Pre-Christian place of worship, a sacred place. Heiau were constructed primarily as centralized places of gathering for the purpose of communicating with deity who are responsible for certain functions of nature and its relationship to man. Construction of heiau range from very large elaborate platforms of stone with residential structures, carved images (akua ka’ai) and sacrificial towers, to simple indicators of place, such as a single stone or even a human body, in the case of a sacred ali’i (chief).
Practice of ritual at the heiau covers the broad range of issues that Hawaiian people deal with in their daily lives. Based on the premise that all living things in nature are possessed of spirit, native Hawaiians have a need to engage these spirits to ensure that all activities on our part are pono, or are in balance with all essence of life around us, i.e.: mind, body and spirit are in harmony with each other as well as the natural environment.
Some of the simpler in design, although no less significant in practice, include the kū’ula, or fishing shrine, generally located on the shoreline, usually consisting of a single stone adorned with coral. Offerings to the deities of the sea for protection and productivity consist of food stuffs harvested from the sea. Temporary sites established by kahuna or priests who specialize in activities that are transient in nature, such as the harvesting of a tree used to build a canoe.

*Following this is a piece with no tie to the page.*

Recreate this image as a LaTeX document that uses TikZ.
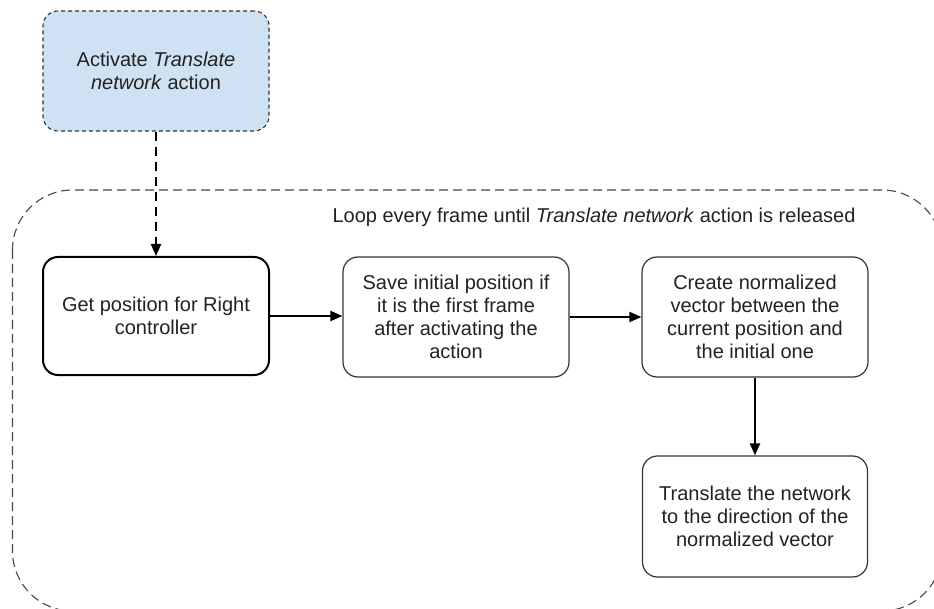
\documentclass[tikz,border=0pt]{standalone}
\usepackage{fontspec}
\setmainfont{Liberation Sans}
\usetikzlibrary{arrows.meta}
\definecolor{topfill}{HTML}{CFE2F3}
\definecolor{txt}{HTML}{222222}
\definecolor{edge}{HTML}{333333}
\tikzset{
  stepbox/.style={draw=edge, line width=1.2pt, rounded corners=15pt, fill=white,
    minimum width=226pt, minimum height=120pt, align=center, text=txt,
    font=\fontsize{20}{23}\selectfont, inner sep=0pt},
  startbox/.style={stepbox, draw=black, line width=2pt},
  topbox/.style={stepbox, fill=topfill, dash pattern=on 4pt off 3pt, line width=1.1pt},
  flow/.style={draw=black, line width=2pt, -{Triangle[length=12pt,width=10pt]}},
  dflow/.style={flow, dash pattern=on 9pt off 6pt},
  loopframe/.style={draw=edge!90, line width=1.1pt, dash pattern=on 9pt off 5pt, rounded corners=60pt}
}
\begin{document}
\begin{tikzpicture}[x=1pt,y=-1pt]
\useasboundingbox (0,0) rectangle (934,609);
\begin{scope}
\clip (0,0) rectangle (934,609);
\draw[loopframe] (12.5,190) rectangle (942,611);
\end{scope}
\node[font=\fontsize{20}{23}\selectfont, text=txt] (looplabel) at (594,217)
  {Loop every frame until \textit{Translate network} action is released};
\node[topbox, minimum height=120pt] (act) at (156,71)
  {Activate \textit{Translate}\\\textit{network} action};
\node[startbox, minimum height=118pt] (get) at (156,316)
  {Get position for Right\\controller};
\node[stepbox] (save) at (456,317)
  {Save initial position if\\it is the first frame\\after activating the\\action};
\node[stepbox] (create) at (755,317)
  {Create normalized\\vector between the\\current position and\\the initial one};
\node[stepbox, minimum width=225pt, minimum height=121pt] (trans) at (755,516.5)
  {Translate the network\\to the direction of the\\normalized vector};
\draw[dflow] (act.south) -- (get.north);
\draw[flow] (get.east) -- (get.east -| save.west);
\draw[flow] (save.east) -- (create.west);
\draw[flow] (create.south) -- (trans.north);
\end{tikzpicture}
\end{document}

Larger heiau, created for ceremonial celebrations and protocols to the greater deities were always commissioned by the chiefs, and those dedicated specifically to politics, war, and sacrifice could only be built by the greatest of the mō’ī, or high chiefs. These heiau are saturated in sacred ritual, relegated by the kahuna (priestly class) and are often seasonal in nature. Heiau dedicated to the more life sustaining functions were less ritual in nature and generally accessible all year.
Today’s tour will take you by ancient sites, some that have been totally destroyed by the sugar plantations in the early 1800’s, and others that are in various states of repair. Regardless of the physical conditions of the structures, it is the honua, or the ground upon which the hieau is built that is considered sacred. Your alaka’i (guide) will explain the various purposes that these sites serve.
Because these sites continue to be used by practitioners of the ancient culture, out of respect for these practices, we will not approach or identify access to these sites. We appreciate your understanding about this delicate issue.